Putin attends Orthodox Easter service after declaring ceasefire in Ukraine


Russian President Vladimir Putin and Mayor of Moscow Sergei Sobyanin attend the Orthodox Easter service at the Cathedral of Christ the Saviour in Moscow, Russia April 20, 2025. Sputnik/Ramil Sitdikov/Pool via REUTERS

(Reuters) - President Vladimir Putin and Moscow Mayor Sergei Sobyanin joined other worshippers for an Easter service led by the head of Russia's Orthodox Church, Patriarch Kirill, a faithful backer of the Russian leader and an advocate for the war in Ukraine.

Hours after declaring a unilateral Easter ceasefire that Kyiv said was just words as fighting continued, Putin and Sobyanin stood in Moscow's main church, the Cathedral of Christ the Saviour, while Kirill led a procession, video of the service showed.

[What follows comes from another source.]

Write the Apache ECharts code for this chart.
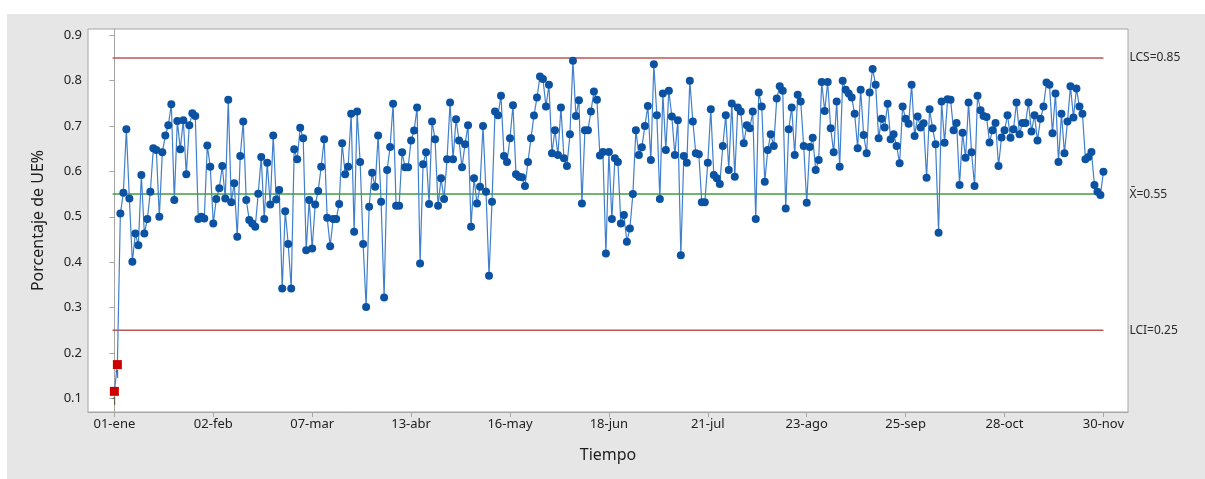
<!DOCTYPE html>
<html>
<head>
<meta charset="utf-8">
<title>Gráfica I de UE%</title>
<script src="https://cdn.jsdelivr.net/npm/echarts@6/dist/echarts.min.js"></script>
<style>
  html, body { margin: 0; padding: 0; background: #fff; }
  #chart_ue { width: 1205px; height: 479px; }
</style>
</head>
<body>
<div id="chart_ue"></div>
<script>
// etiquetas del eje X (cada 33 observaciones)
var tickLabels = ['01-ene', '02-feb', '07-mar', '13-abr', '16-may', '18-jun', '21-jul', '23-ago', '25-sep', '28-oct', '30-nov'];
var tickStep = 33;
var yTicks = [0.1, 0.2, 0.3, 0.4, 0.5, 0.6, 0.7, 0.8, 0.9];

// limites de control
var LCS = 0.85;
var media = 0.55;
var LCI = 0.25;

// observaciones fuera de control (indice) y la prueba que fallan
var fueraControl = [0, 1];
var pruebaFallida = ['1', '1'];

// porcentaje de UE por observacion
var porcentajeUE = [
    0.115, 0.174, 0.507, 0.553, 0.693, 0.540, 0.401, 0.463, 0.437, 0.592,
    0.463, 0.495, 0.555, 0.651, 0.647, 0.500, 0.642, 0.679, 0.702, 0.748,
    0.537, 0.711, 0.649, 0.713, 0.594, 0.702, 0.728, 0.722, 0.495, 0.500,
    0.496, 0.657, 0.610, 0.485, 0.539, 0.563, 0.612, 0.540, 0.758, 0.532,
    0.574, 0.456, 0.634, 0.710, 0.537, 0.493, 0.485, 0.478, 0.551, 0.632,
    0.495, 0.619, 0.527, 0.679, 0.538, 0.559, 0.342, 0.512, 0.440, 0.342,
    0.649, 0.627, 0.696, 0.673, 0.426, 0.537, 0.430, 0.527, 0.557, 0.610,
    0.671, 0.498, 0.435, 0.495, 0.495, 0.528, 0.662, 0.594, 0.610,
    0.727, 0.467, 0.732, 0.621, 0.440, 0.301, 0.522, 0.597, 0.566, 0.679,
    0.533, 0.322, 0.603, 0.654, 0.749, 0.524, 0.524, 0.642, 0.609, 0.609,
    0.668, 0.690, 0.741, 0.397, 0.616, 0.642, 0.528, 0.710, 0.671, 0.524,
    0.585, 0.539, 0.627, 0.752, 0.627, 0.715, 0.668, 0.609, 0.660,
    0.702, 0.478, 0.585, 0.529, 0.566, 0.700, 0.555, 0.370, 0.533, 0.732,
    0.724, 0.767, 0.634, 0.621, 0.673, 0.746, 0.594, 0.588, 0.587, 0.568,
    0.621, 0.673, 0.723, 0.763, 0.809, 0.804, 0.743, 0.791, 0.640, 0.691,
    0.636, 0.741, 0.629, 0.612, 0.682, 0.844, 0.722, 0.757,
    0.529, 0.691, 0.691, 0.732, 0.776,
    0.758, 0.635, 0.643, 0.419, 0.643, 0.495, 0.629, 0.621, 0.485,
    0.504, 0.445, 0.474, 0.550, 0.691, 0.636, 0.653, 0.700, 0.744, 0.625,
    0.836, 0.724, 0.539, 0.772, 0.647, 0.778, 0.721, 0.636, 0.713, 0.415,
    0.634, 0.619, 0.800, 0.710, 0.640, 0.638, 0.532, 0.532, 0.619, 0.737,
    0.592, 0.585, 0.572, 0.656, 0.724, 0.603, 0.750, 0.588, 0.741, 0.732,
    0.662, 0.702, 0.695, 0.732, 0.495, 0.774, 0.743, 0.577, 0.647, 0.682,
    0.656, 0.761, 0.788, 0.778, 0.518, 0.693, 0.741, 0.636, 0.769, 0.754,
    0.656, 0.531, 0.654, 0.674, 0.603, 0.625, 0.797, 0.733, 0.797, 0.695,
    0.642, 0.754, 0.610, 0.800,
    0.780, 0.772, 0.763, 0.727, 0.651, 0.780, 0.680, 0.640, 0.774, 0.826,
    0.791, 0.673, 0.716, 0.697, 0.749, 0.671, 0.682, 0.656, 0.618, 0.743,
    0.716, 0.705, 0.791, 0.678, 0.721, 0.697, 0.706, 0.586, 0.737, 0.695,
    0.660, 0.465, 0.754, 0.663, 0.759, 0.758, 0.691, 0.707, 0.570, 0.685,
    0.630, 0.752, 0.642, 0.568, 0.767, 0.735, 0.722, 0.720, 0.664, 0.691,
    0.707, 0.612, 0.675, 0.691, 0.724, 0.674, 0.693, 0.752, 0.682, 0.707,
    0.707, 0.752, 0.688, 0.724, 0.668, 0.716, 0.743, 0.796, 0.791, 0.684,
    0.772, 0.621, 0.727, 0.640, 0.710, 0.788, 0.719, 0.783, 0.743, 0.727,
    0.627, 0.632, 0.643, 0.570, 0.555, 0.548, 0.599
];

var FONT = 'Noto Sans';
var lastIdx = porcentajeUE.length - 1;

var serieData = [];
var fueraData = [];
for (var i = 0; i < porcentajeUE.length; i++) {
    var pos = fueraControl.indexOf(i);
    if (pos >= 0) {
        serieData.push({ value: [i, porcentajeUE[i]], symbol: 'none' });
        fueraData.push({ value: [i, porcentajeUE[i]], prueba: pruebaFallida[pos] });
    } else {
        serieData.push([i, porcentajeUE[i]]);
    }
}

var xTicks = [];
for (var k = 0; k < tickLabels.length; k++) xTicks.push(k * tickStep);

function limitLine(valor, color, texto) {
    return {
        type: 'line',
        data: [[-0.6, valor], [lastIdx, valor]],
        symbol: 'none',
        silent: true,
        z: 1,
        lineStyle: { color: color, width: 1.5 },
        endLabel: {
            show: true,
            formatter: texto,
            distance: 26,
            color: '#2b2b2b',
            fontSize: 12,
            fontFamily: FONT
        }
    };
}

var myChart = echarts.init(document.getElementById('chart_ue'));
var option = {
    backgroundColor: '#fff',
    animation: false,
    graphic: [{
        type: 'rect',
        z: -10,
        shape: { x: 7, y: 14, width: 1205, height: 479 },
        style: { fill: '#e6e6e6' }
    }],
    grid: {
        left: 88, right: 77, top: 29, bottom: 67,
        show: true,
        backgroundColor: '#fff',
        borderColor: '#a6a6a6',
        borderWidth: 1
    },
    xAxis: {
        type: 'value',
        min: -8.8,
        max: 338.2,
        name: 'Tiempo',
        nameLocation: 'middle',
        nameGap: 35,
        nameTextStyle: { fontSize: 16, color: '#1e1e1e', fontFamily: FONT },
        axisLine: { show: true, lineStyle: { color: '#a6a6a6' } },
        axisTick: { show: true, length: 5, customValues: xTicks, lineStyle: { color: '#a6a6a6' } },
        axisLabel: {
            customValues: xTicks,
            color: '#222', fontSize: 13, fontFamily: FONT, margin: 6,
            formatter: function (v) { return tickLabels[Math.round(v / tickStep)]; }
        },
        splitLine: { show: false }
    },
    yAxis: {
        type: 'value',
        min: 0.0695,
        max: 0.914,
        name: 'Porcentaje de UE%',
        nameLocation: 'middle',
        nameGap: 42,
        nameTextStyle: { fontSize: 16, color: '#1e1e1e', fontFamily: FONT },
        axisLine: { show: true, lineStyle: { color: '#a6a6a6' } },
        axisTick: { show: true, length: 5, customValues: yTicks, lineStyle: { color: '#a6a6a6' } },
        axisLabel: {
            customValues: yTicks,
            color: '#222', fontSize: 13, fontFamily: FONT, margin: 6,
            formatter: function (v) { return v.toFixed(1); }
        },
        splitLine: { show: false }
    },
    series: [
        limitLine(LCS, '#bf5555', 'LCS=0.85'),
        limitLine(media, '#3f9f3f', 'X\u0304=0.55'),
        limitLine(LCI, '#bf5555', 'LCI=0.25'),
        {
            name: 'UE%',
            type: 'line',
            data: serieData,
            z: 3,
            symbol: 'circle',
            symbolSize: 8,
            showAllSymbol: true,
            lineStyle: { color: '#3f7fcc', width: 1.2 },
            itemStyle: { color: '#0b52a3' }
        },
        {
            name: 'Fuera de control',
            type: 'scatter',
            data: fueraData,
            z: 4,
            symbol: 'rect',
            symbolSize: 9,
            itemStyle: { color: '#cc0000', opacity: 1 },
            label: {
                show: true,
                position: 'bottom',
                distance: 0,
                formatter: function (p) { return p.data.prueba; },
                color: '#5a4e28',
                fontSize: 11,
                fontFamily: FONT
            },
            labelLayout: { hideOverlap: false }
        }
    ]
};
myChart.setOption(option);
</script>
</body>
</html>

Holding a lit thin red candle and donning a dark suit, white shirt and a red tie as in years past, the Russian leader crossed himself several times when Kirill announced "Christ is risen."

The traditionally sung service starts late on a Saturday and lasts into the early hours of Sunday.

For Putin, the Orthodox faith is central to his world view and he always attends services during major church holidays. For Orthodox Russians, Easter is the most important religious holiday.

At the service, Krill called for "lasting and just peace can be established in the vast expanses of historical Rus," RIA state news agency reported, in what was a reference to a medieval territory that encompassed parts of what is now Ukraine, Belarus and Russia.

"How wonderfully it was said, do not do evil to another and do not treat others as you would not want them to treat you," TASS agency cited Kirill as saying.

"If people adhered to this holiday commandment, then life would be completely different: family and social life and - let me say this - inter-governmental."

Kirill has strongly backed the war in Ukraine, now in its fourth year. Thousands have been killed, the vast majority of them Ukrainians, and millions driven from their homes since Putin ordered the invasion of Ukraine in February 2022.